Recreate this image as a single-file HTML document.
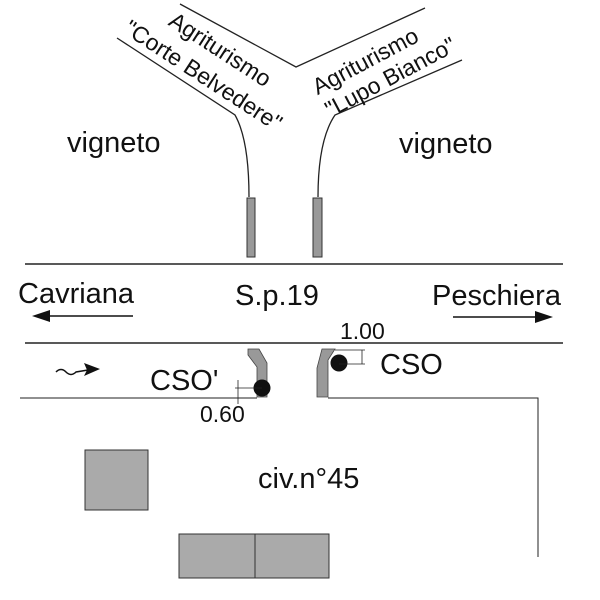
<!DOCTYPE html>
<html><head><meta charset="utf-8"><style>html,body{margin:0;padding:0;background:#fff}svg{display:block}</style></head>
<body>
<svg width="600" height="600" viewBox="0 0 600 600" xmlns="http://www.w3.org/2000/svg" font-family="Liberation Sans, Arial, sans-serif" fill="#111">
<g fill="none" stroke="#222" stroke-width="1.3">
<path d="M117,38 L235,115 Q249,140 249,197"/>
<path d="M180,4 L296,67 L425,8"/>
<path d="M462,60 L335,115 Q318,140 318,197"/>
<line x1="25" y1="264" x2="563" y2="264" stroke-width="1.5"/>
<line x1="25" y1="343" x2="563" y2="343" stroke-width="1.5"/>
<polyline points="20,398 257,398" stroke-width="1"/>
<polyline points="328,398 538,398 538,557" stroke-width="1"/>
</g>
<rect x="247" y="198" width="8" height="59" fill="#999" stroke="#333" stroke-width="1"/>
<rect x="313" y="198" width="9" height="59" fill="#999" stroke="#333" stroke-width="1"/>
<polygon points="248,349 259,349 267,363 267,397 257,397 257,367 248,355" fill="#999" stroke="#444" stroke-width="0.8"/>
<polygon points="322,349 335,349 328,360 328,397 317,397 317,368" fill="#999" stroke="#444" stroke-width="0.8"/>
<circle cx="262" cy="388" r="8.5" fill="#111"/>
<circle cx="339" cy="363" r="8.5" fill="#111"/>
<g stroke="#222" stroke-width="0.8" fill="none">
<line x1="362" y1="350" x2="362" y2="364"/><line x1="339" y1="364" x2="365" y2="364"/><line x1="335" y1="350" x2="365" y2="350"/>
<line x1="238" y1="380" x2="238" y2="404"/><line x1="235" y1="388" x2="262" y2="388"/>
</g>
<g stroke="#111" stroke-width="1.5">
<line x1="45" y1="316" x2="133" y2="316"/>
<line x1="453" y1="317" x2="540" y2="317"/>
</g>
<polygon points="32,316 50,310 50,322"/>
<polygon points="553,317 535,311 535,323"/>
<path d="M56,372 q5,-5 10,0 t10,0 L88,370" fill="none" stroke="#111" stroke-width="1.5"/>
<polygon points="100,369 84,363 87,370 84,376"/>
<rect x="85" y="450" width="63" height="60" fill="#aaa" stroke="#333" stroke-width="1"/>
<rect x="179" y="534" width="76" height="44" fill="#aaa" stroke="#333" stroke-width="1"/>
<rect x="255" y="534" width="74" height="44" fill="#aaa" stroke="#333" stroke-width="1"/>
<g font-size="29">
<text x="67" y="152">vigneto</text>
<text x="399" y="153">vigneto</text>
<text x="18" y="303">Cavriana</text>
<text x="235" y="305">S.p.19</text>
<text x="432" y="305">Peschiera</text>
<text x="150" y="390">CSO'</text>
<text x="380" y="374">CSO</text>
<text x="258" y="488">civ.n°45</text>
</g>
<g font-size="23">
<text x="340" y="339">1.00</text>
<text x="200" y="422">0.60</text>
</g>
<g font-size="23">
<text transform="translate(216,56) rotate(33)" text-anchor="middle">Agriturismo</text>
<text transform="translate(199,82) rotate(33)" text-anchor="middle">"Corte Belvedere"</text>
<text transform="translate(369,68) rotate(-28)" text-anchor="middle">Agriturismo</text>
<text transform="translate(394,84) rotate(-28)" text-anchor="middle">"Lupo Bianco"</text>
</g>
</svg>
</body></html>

----

Problem statement: Reproduce the material above verbatim; omit every picture.

Completed task:
Recreate this image as a single-file HTML document.
<!DOCTYPE html>
<html><head><meta charset="utf-8"><style>html,body{margin:0;padding:0;background:#fff}svg{display:block}</style></head>
<body>
<svg width="600" height="600" viewBox="0 0 600 600" xmlns="http://www.w3.org/2000/svg" font-family="Liberation Sans, Arial, sans-serif" fill="#111">
<g fill="none" stroke="#222" stroke-width="1.3">
<path d="M117,38 L235,115 Q249,140 249,197"/>
<path d="M180,4 L296,67 L425,8"/>
<path d="M462,60 L335,115 Q318,140 318,197"/>
<line x1="25" y1="264" x2="563" y2="264" stroke-width="1.5"/>
<line x1="25" y1="343" x2="563" y2="343" stroke-width="1.5"/>
<polyline points="20,398 257,398" stroke-width="1"/>
<polyline points="328,398 538,398 538,557" stroke-width="1"/>
</g>
<rect x="247" y="198" width="8" height="59" fill="#999" stroke="#333" stroke-width="1"/>
<rect x="313" y="198" width="9" height="59" fill="#999" stroke="#333" stroke-width="1"/>
<polygon points="248,349 259,349 267,363 267,397 257,397 257,367 248,355" fill="#999" stroke="#444" stroke-width="0.8"/>
<polygon points="322,349 335,349 328,360 328,397 317,397 317,368" fill="#999" stroke="#444" stroke-width="0.8"/>
<circle cx="262" cy="388" r="8.5" fill="#111"/>
<circle cx="339" cy="363" r="8.5" fill="#111"/>
<g stroke="#222" stroke-width="0.8" fill="none">
<line x1="362" y1="350" x2="362" y2="364"/><line x1="339" y1="364" x2="365" y2="364"/><line x1="335" y1="350" x2="365" y2="350"/>
<line x1="238" y1="380" x2="238" y2="404"/><line x1="235" y1="388" x2="262" y2="388"/>
</g>
<g stroke="#111" stroke-width="1.5">
<line x1="45" y1="316" x2="133" y2="316"/>
<line x1="453" y1="317" x2="540" y2="317"/>
</g>
<polygon points="32,316 50,310 50,322"/>
<polygon points="553,317 535,311 535,323"/>
<path d="M56,372 q5,-5 10,0 t10,0 L88,370" fill="none" stroke="#111" stroke-width="1.5"/>
<polygon points="100,369 84,363 87,370 84,376"/>
<rect x="85" y="450" width="63" height="60" fill="#aaa" stroke="#333" stroke-width="1"/>
<rect x="179" y="534" width="76" height="44" fill="#aaa" stroke="#333" stroke-width="1"/>
<rect x="255" y="534" width="74" height="44" fill="#aaa" stroke="#333" stroke-width="1"/>
<g font-size="29">
<text x="67" y="152">vigneto</text>
<text x="399" y="153">vigneto</text>
<text x="18" y="303">Cavriana</text>
<text x="235" y="305">S.p.19</text>
<text x="432" y="305">Peschiera</text>
<text x="150" y="390">CSO'</text>
<text x="380" y="374">CSO</text>
<text x="258" y="488">civ.n°45</text>
</g>
<g font-size="23">
<text x="340" y="339">1.00</text>
<text x="200" y="422">0.60</text>
</g>
<g font-size="23">
<text transform="translate(216,56) rotate(33)" text-anchor="middle">Agriturismo</text>
<text transform="translate(199,82) rotate(33)" text-anchor="middle">"Corte Belvedere"</text>
<text transform="translate(369,68) rotate(-28)" text-anchor="middle">Agriturismo</text>
<text transform="translate(394,84) rotate(-28)" text-anchor="middle">"Lupo Bianco"</text>
</g>
</svg>
</body></html>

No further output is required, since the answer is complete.